Dans la salle, après les réactions enthousiastes de plusieurs femmes, membres d’associations locales, un homme prend la parole pour féliciter l’auteure mais aussi déplorer une présence masculine quasi inexistante dans le film. « Dans le film on voit le père acheter une paire de chaussures à sa cadette, aller changer la bonbonne de gaz chez la plus grande, mais dans la réalité le père il n’était pas là, répond Fatima El-Ayoubi. S’il y en avait eu un ça aurait été plus facile.» La voix soudain brisée par l’émotion, elle se tait un instant, pose son micro, puis reprend : « Moi c’est grâce à mon père, mon grand-père, mon frère que j’ai grandi. Mais quand je suis venue ici je me suis retrouvée seule. L’homme, il a fait ce qu’il avait à faire. Ce n’était pas un mariage arrangé, mon père était quelqu’un de bien, il m’a posé la question.

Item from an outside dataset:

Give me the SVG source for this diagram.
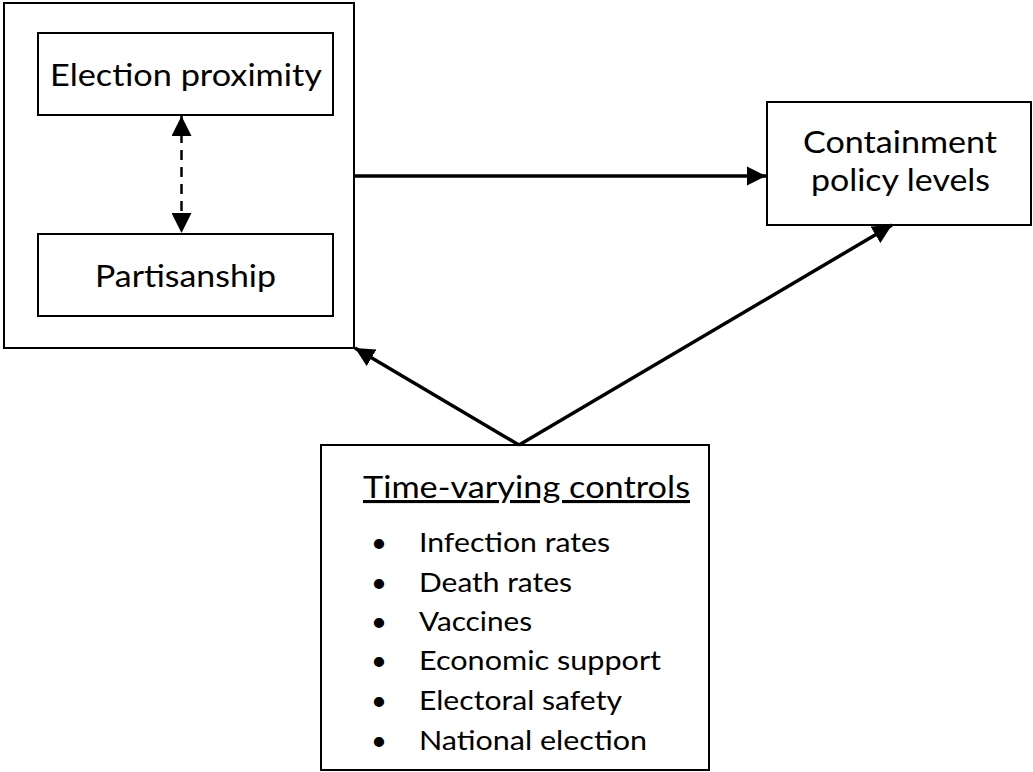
<svg xmlns="http://www.w3.org/2000/svg" width="1033" height="772" viewBox="0 0 1033 772">
<style>
.box{fill:#fff;stroke:#000;stroke-width:2}
.t{font-family:Lato,"Open Sans",sans-serif;font-size:31px;fill:#000}
.l{font-family:Lato,"Open Sans",sans-serif;font-size:27.5px;fill:#000}
.c{stroke:#000;stroke-width:3.5;fill:none}
</style>
<defs>
<marker id="ah" viewBox="0 0 10 10" refX="10" refY="5" markerWidth="5.5" markerHeight="5.5" orient="auto-start-reverse" markerUnits="strokeWidth">
<path d="M0,0 L10,5 L0,10 Z" fill="#000"/>
</marker>
<marker id="ah2" viewBox="0 0 10 10" refX="10" refY="5" markerWidth="8" markerHeight="8" orient="auto-start-reverse" markerUnits="strokeWidth">
<path d="M0,0 L10,5 L0,10 Z" fill="#000"/>
</marker>
</defs>
<rect width="1033" height="772" fill="#fff"/>
<g id="outer"><rect class="box" x="4" y="3" width="350" height="345"/></g>
<g id="election"><rect class="box" x="38" y="33" width="295" height="82"/><text class="t" x="50" y="86" textLength="272" lengthAdjust="spacingAndGlyphs">Election proximity</text></g>
<g id="partisanship"><rect class="box" x="38" y="234" width="295" height="82"/><text class="t" x="95" y="287" textLength="181" lengthAdjust="spacingAndGlyphs">Partisanship</text></g>
<g id="containment"><rect class="box" x="767" y="102" width="264" height="123"/><text class="t" x="803" y="153" textLength="194" lengthAdjust="spacingAndGlyphs">Containment</text><text class="t" x="811" y="191" textLength="179" lengthAdjust="spacingAndGlyphs">policy levels</text></g>
<g id="controls"><rect class="box" x="321" y="445" width="388" height="325"/>
<text class="t" x="363" y="498" textLength="327" lengthAdjust="spacingAndGlyphs" text-decoration="underline">Time-varying controls</text>
<text class="l" x="371" y="552">•</text><text class="l" x="419" y="552" textLength="191" lengthAdjust="spacingAndGlyphs">Infection rates</text>
<text class="l" x="371" y="592">•</text><text class="l" x="419" y="592" textLength="153" lengthAdjust="spacingAndGlyphs">Death rates</text>
<text class="l" x="371" y="631">•</text><text class="l" x="419" y="631" textLength="113" lengthAdjust="spacingAndGlyphs">Vaccines</text>
<text class="l" x="371" y="670">•</text><text class="l" x="419" y="670" textLength="242" lengthAdjust="spacingAndGlyphs">Economic support</text>
<text class="l" x="371" y="710">•</text><text class="l" x="419" y="710" textLength="203" lengthAdjust="spacingAndGlyphs">Electoral safety</text>
<text class="l" x="371" y="750">•</text><text class="l" x="419" y="750" textLength="228" lengthAdjust="spacingAndGlyphs">National election</text>
</g>
<g id="connectors">
<line x1="181.5" y1="116" x2="181.5" y2="233" stroke="#000" stroke-width="2.5" stroke-dasharray="10,7" marker-start="url(#ah2)" marker-end="url(#ah2)"/>
<line class="c" x1="354" y1="176" x2="766" y2="176" marker-end="url(#ah)"/>
<line class="c" x1="519" y1="445" x2="355" y2="348" marker-end="url(#ah)"/>
<line class="c" x1="519" y1="445" x2="892" y2="225" marker-end="url(#ah)"/>
</g>
</svg>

Mais à 28 ans, un homme qui ne boit pas et ne fume pas…vous prenez. En même temps, peut-être que si cet homme était resté avec moi, je n’aurais pas pu sauver mes filles. Leur père n’était pas éduqué, il n’avait pas connu les villes. Comment un enfant peut-il étudier la philosophie si le père a encore dans la tête ce qui se passe dans la grande montagne du Maroc ? »

La mère, elle, faisait des ménages et ne parlait pas français. Mais elle avait dans la tête Andromaque et forcément, ça change tout.